12 common misconceptions about systematic reviews
NEWS | 2015-09-24
Systematic reviews are becoming more widely produced and used in environmental management, but misconceptions regarding their applicability and reliability still exist. In a recent paper published in the journal Environment International, Neal Haddaway at EviEM discusses these misconceptions with Dr Gary Bilotta.
An increasing number of environmental practitioners, policy-makers and researchers are aware of systematic review methodology. However, misconceptions exist that are acting as barriers to the uptake and undertaking of systematic reviews. EviEM project leader Neal Haddaway recently teamed up with Dr Gary Bilotta to bust 12 of the most common myths. These misconceptions include:
1. A review is systematic if articles are identified through a systematic search, or a stepwise approach to inclusion.

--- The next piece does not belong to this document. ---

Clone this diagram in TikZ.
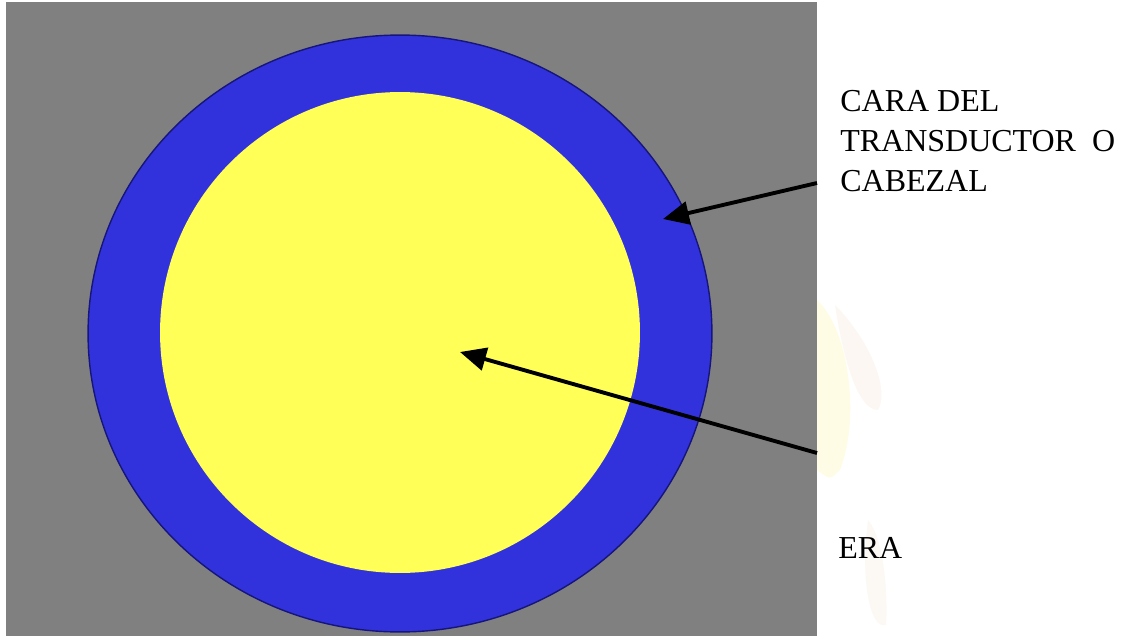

2. Systematic reviews can only be used to answer questions that relate to the efficacy of interventions.
3. Systematic reviews can only be used to answer narrow questions.

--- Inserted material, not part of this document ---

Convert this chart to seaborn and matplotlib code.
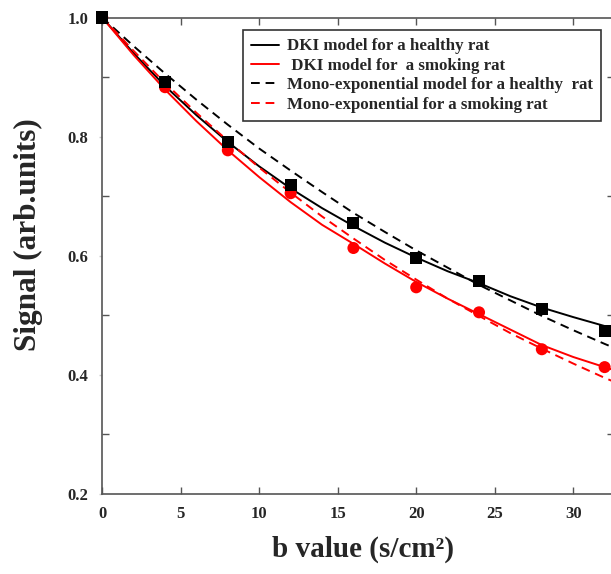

4. Systematic reviews can only include quantitative data from randomised controlled trials.
5. Systematic reviews must include a meta-analysis.

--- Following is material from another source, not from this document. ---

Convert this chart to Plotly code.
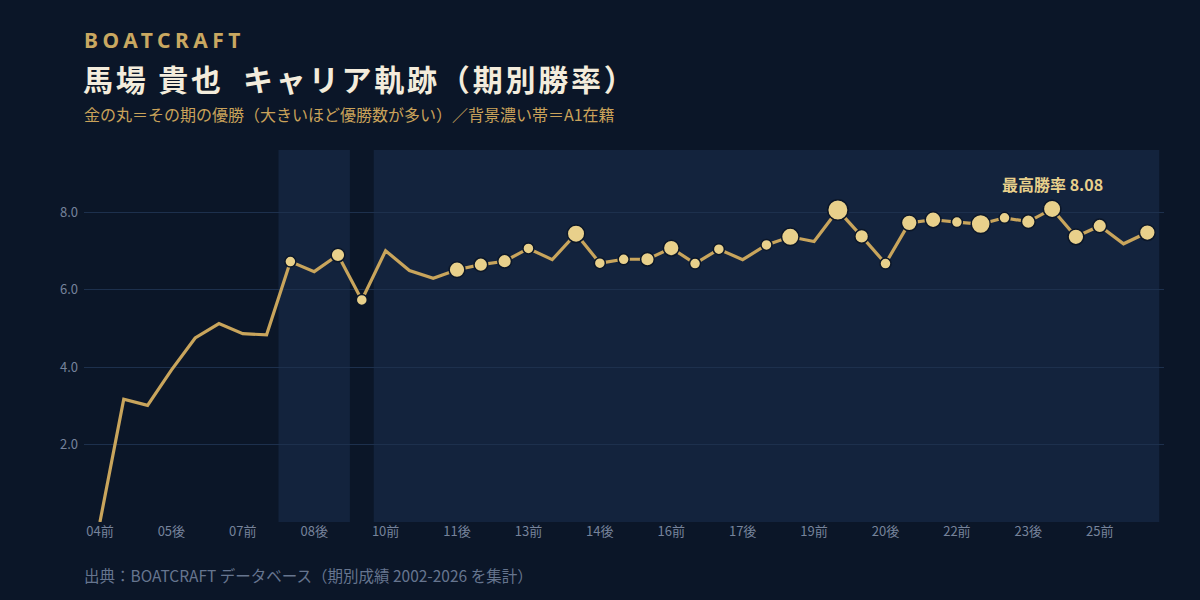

6. Systematic reviews cannot capture socio-political-, economic-, or health- context.
7. Systematic reviews take long periods of time to complete and require considerable funding.
8. Systematic reviews fail to provide decision-makers with easily digestible summaries of the evidence and its synthesis.
9. Systematic reviews take money away from primary research/SRs are a substitute for primary research.
10. Systematic reviews must be registered with a ‘collaboration’.
11. Systematic reviews provide the definitive answer to questions.
12. Systematic reviews are undertaken by outside researchers detached from the realities of practitioners.
In their article in Environment International, Neal and Gary discuss each of these misconceptions in turn, separating the fact from the fiction in an attempt to demystify systematic reviews and demonstrate that they are often much more applicable than many people believe.